The liability of the railroad company arises from the fact that it ejected the appellee from the car without furnishing him another like conveyance, equal in points of comfort and convenience. It may be conceded, although the appellee testified that he was required to sit in a smoking car, that the trainmaster put him in a first-class passenger coach, equal in all points to the first-class coaches occupied by the white passengers, but it was not a sleeping car, and did not have the same arrangements for the comfort and convenience of the passengers that the car had from which the appellee was expelled, and in which white passengers rode.
What we have said, we think, disposes of the first, fifth, sixth, seventh, and eighth assignments of error presented in the brief of the appellant Pullman Company. The second, third, and fourth assignments do not show any material error.
The language of appellee's counsel complained of in the ninth and tenth assignments deserves severe condemnation, but the amount of the verdict shows that the jury were not influenced by it, and the verdict should not be set aside on account thereof.
Both appellants complain of the action of the court in allowing the appellee to ask the witness Gregory if he did not intend to make the appellant leave the car, if he had not gone out. It was proper to show what the intention of Gregory was, and there was no error in permitting appellee to show it.
The evidence showed that the appellee had a railroad ticket for through transportation over the connecting lines, including that of the International Great Northern Railroad, from St. Louis to Galveston; that at St. Louis he made the contract for a berth in a Pullman car for the entire passage; and that the Pullman car was a part of the train, under some arrangement between the appellants for the railroad company to haul the same; also, that, when the trainmaster was present on a train, he was the superior to the train conductor, and his orders were obeyed; that although the sleeper was marked, "For Whites," it was the property of the Pullman Company, had no partition in it to separate white from negro passengers, and that there was no other car in the train equal in point of comfort and convenience going to Galveston for appellee to ride in — in fact, no sleeping car for negroes. Such being the facts, there was no error in the charge of the court complained of under the third assignment of error in the brief of the International Great Northern Railroad Company.

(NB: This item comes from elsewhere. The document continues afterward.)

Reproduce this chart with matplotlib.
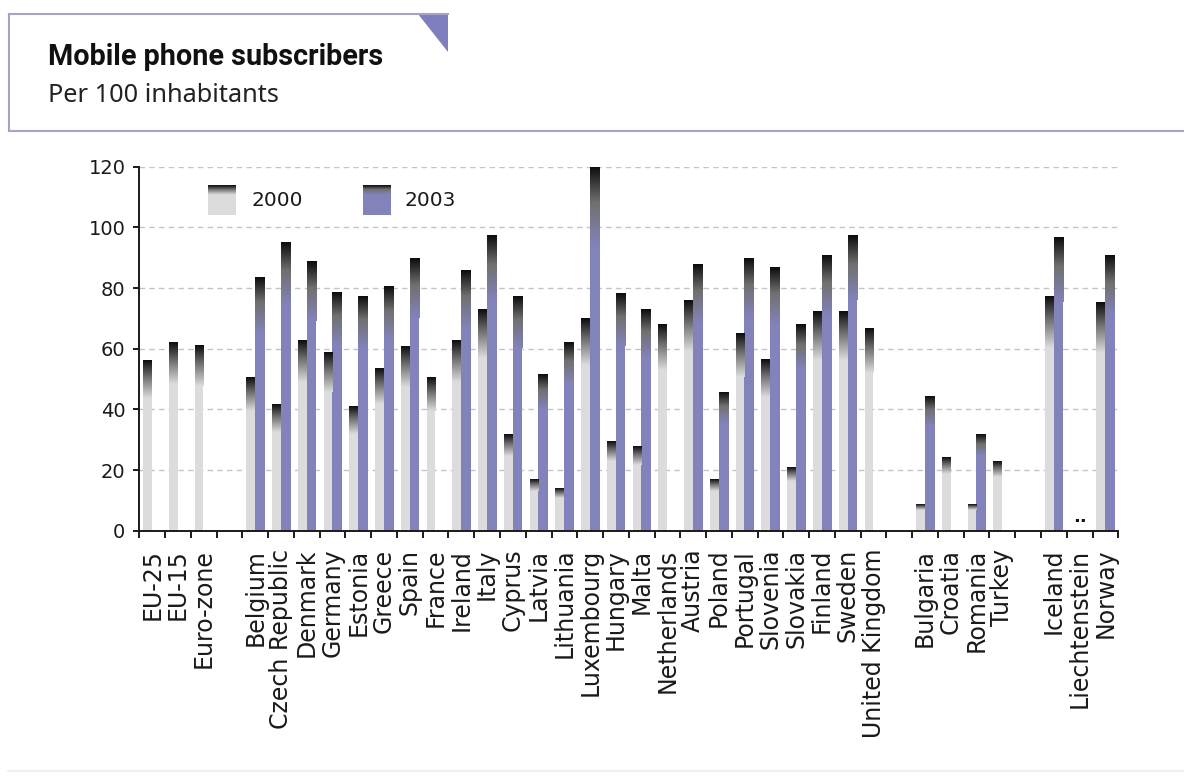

We find no error in the charge of the court requiring a reversal of the judgment. Nor was there any error in refusing the several instructions *Page 507 asked by counsel for the railroad company. It is not necessary to notice the assignments in detail, as what has already been said shows the reasons why the charges asked should have been refused. Appellee did not voluntarily leave the car. The evidence shows that he was required to go and left under protest.
The judgment of the court below is affirmed. Affirmed.